Find the lines holding the string "this" in the data, then copy all of them.

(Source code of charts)

## START

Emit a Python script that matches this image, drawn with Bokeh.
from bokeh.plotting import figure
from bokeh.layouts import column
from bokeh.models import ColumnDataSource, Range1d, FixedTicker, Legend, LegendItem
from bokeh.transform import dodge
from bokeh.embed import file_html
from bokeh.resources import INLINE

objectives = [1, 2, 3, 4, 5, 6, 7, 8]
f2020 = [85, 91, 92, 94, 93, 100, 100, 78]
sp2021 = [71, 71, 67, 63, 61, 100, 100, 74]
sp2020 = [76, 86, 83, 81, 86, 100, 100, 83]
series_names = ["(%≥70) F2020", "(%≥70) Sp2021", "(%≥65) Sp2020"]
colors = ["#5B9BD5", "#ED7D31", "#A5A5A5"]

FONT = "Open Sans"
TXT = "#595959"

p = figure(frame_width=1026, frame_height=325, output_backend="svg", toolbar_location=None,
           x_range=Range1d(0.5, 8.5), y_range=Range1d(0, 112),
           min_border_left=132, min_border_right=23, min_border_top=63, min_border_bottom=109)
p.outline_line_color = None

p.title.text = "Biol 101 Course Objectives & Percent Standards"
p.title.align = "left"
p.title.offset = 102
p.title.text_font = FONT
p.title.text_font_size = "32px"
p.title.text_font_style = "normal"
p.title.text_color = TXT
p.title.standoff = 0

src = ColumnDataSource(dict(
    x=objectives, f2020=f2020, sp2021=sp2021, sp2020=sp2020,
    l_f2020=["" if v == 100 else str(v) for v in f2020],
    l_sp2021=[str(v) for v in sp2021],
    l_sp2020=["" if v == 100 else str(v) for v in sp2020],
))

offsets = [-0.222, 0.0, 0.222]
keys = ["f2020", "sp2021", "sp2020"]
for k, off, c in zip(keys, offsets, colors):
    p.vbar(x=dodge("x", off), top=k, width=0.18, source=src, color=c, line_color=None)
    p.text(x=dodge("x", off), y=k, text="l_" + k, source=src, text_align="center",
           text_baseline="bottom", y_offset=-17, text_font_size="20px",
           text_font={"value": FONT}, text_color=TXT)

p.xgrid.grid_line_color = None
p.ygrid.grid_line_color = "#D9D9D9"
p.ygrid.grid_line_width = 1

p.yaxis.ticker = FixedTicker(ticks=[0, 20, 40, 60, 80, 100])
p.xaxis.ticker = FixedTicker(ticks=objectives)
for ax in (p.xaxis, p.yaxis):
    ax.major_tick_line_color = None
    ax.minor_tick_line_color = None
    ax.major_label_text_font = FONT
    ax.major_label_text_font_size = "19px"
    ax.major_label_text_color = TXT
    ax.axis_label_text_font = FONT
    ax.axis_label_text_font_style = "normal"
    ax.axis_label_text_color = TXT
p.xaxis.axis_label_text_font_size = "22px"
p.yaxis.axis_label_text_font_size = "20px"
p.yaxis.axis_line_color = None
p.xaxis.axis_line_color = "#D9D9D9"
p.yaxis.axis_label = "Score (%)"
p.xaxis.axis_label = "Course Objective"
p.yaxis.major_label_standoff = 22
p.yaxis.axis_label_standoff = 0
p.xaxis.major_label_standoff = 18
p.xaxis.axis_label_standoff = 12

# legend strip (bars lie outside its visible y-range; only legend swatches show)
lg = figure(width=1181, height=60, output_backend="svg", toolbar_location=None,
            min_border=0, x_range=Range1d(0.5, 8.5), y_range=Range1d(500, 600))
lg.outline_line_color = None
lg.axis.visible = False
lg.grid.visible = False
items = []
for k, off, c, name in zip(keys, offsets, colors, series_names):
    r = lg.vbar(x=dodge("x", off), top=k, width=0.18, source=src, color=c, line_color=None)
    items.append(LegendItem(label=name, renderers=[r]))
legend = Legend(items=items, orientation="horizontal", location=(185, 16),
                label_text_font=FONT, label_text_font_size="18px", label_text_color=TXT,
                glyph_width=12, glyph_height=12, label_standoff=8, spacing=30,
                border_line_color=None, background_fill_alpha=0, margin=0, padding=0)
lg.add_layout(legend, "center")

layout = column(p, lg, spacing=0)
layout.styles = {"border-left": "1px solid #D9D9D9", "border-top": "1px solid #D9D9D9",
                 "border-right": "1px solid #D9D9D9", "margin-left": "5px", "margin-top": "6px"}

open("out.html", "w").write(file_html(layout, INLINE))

## END
## START

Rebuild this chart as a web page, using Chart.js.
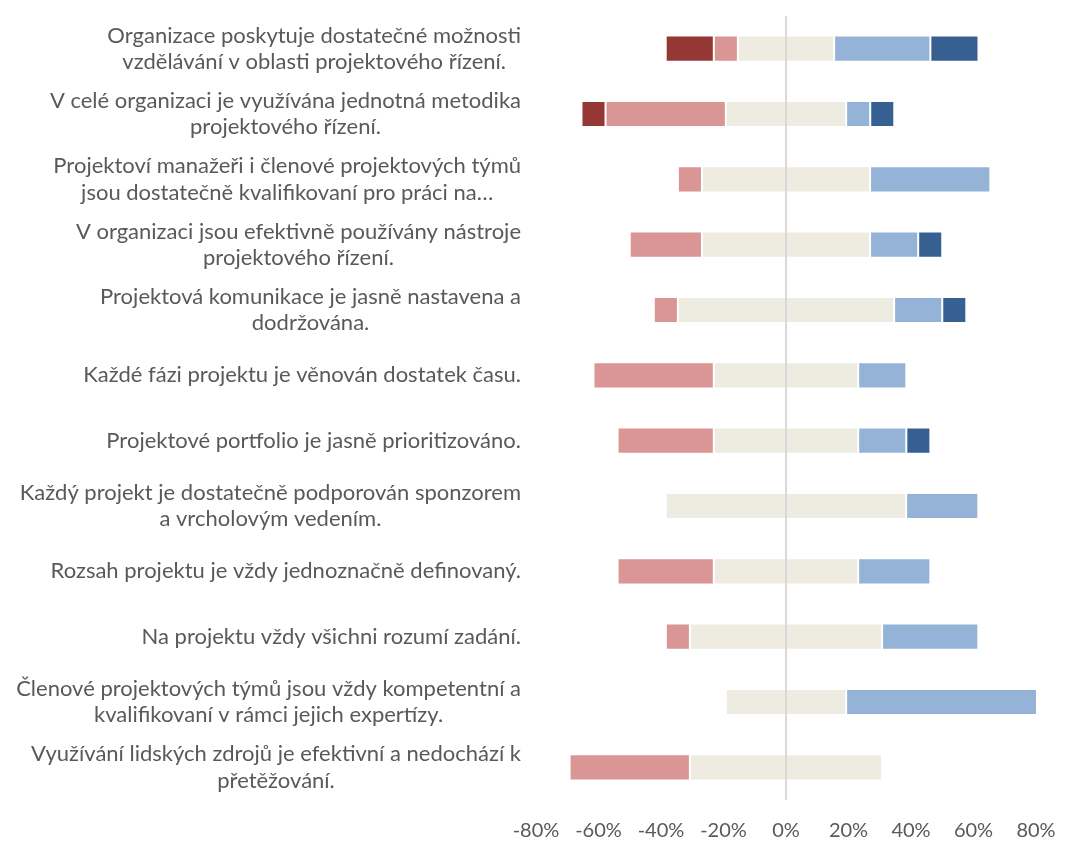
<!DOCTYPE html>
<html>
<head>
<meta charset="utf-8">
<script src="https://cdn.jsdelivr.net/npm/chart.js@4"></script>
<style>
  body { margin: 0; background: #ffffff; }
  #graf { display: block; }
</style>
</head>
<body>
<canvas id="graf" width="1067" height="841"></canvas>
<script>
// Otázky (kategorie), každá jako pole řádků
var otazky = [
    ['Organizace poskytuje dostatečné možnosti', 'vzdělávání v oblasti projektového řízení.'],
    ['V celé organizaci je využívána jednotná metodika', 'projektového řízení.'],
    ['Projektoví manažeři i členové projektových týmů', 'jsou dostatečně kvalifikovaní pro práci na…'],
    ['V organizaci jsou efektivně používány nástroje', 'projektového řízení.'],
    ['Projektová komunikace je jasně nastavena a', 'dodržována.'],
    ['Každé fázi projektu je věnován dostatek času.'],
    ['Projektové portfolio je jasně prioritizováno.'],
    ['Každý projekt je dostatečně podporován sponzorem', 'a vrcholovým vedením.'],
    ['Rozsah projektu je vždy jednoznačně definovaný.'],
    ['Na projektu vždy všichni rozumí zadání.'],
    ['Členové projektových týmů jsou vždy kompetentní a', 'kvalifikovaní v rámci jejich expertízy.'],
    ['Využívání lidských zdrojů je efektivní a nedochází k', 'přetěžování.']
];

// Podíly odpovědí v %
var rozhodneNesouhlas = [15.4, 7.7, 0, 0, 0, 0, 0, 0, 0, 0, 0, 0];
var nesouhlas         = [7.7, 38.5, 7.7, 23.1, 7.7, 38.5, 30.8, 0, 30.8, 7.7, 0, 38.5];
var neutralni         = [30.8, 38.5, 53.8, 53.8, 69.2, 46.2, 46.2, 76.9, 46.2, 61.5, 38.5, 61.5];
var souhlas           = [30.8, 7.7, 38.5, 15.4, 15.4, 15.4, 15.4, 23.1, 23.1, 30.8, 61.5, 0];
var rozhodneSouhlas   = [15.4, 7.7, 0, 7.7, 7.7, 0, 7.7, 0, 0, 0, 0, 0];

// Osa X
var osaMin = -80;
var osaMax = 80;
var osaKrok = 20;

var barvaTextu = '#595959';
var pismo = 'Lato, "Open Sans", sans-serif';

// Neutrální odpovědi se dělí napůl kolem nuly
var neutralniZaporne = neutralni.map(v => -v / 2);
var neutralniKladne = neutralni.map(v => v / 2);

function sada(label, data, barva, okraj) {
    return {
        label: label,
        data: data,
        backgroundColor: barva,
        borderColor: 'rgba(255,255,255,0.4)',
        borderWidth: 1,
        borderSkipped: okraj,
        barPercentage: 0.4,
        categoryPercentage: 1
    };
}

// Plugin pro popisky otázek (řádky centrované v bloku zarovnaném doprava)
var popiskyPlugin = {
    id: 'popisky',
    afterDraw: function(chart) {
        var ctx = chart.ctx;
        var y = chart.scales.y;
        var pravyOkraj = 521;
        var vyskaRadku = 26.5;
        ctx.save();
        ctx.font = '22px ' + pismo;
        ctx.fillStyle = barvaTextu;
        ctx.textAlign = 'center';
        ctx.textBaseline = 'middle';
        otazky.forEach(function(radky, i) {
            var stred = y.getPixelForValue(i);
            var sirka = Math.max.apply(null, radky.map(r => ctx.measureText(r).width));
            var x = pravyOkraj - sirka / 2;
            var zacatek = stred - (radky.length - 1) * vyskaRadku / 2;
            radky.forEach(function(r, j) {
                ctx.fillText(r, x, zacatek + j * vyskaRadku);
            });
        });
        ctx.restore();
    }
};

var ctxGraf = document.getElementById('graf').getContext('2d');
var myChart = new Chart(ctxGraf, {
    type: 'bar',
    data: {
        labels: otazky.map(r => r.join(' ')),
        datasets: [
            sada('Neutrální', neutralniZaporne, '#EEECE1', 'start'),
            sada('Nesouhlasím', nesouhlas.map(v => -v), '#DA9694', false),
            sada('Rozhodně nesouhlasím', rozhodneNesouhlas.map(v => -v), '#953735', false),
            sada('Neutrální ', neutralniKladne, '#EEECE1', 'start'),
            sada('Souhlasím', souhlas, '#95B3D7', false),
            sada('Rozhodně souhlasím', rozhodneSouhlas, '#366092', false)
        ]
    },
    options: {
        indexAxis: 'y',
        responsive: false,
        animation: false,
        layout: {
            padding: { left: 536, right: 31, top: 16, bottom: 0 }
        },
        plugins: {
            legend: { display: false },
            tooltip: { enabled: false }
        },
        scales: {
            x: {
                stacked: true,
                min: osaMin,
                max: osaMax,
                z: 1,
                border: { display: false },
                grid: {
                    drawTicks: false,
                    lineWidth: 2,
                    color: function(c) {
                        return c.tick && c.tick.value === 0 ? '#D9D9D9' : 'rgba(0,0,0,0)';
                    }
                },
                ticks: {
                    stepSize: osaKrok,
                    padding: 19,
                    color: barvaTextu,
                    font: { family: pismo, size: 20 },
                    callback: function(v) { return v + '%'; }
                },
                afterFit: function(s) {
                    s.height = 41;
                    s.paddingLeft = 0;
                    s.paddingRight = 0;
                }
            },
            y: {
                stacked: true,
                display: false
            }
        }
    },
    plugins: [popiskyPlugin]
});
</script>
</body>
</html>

## END

### COMPLETE ANSWER
Emit a Python script that matches this image, drawn with Bokeh.
Rebuild this chart as a web page, using Chart.js.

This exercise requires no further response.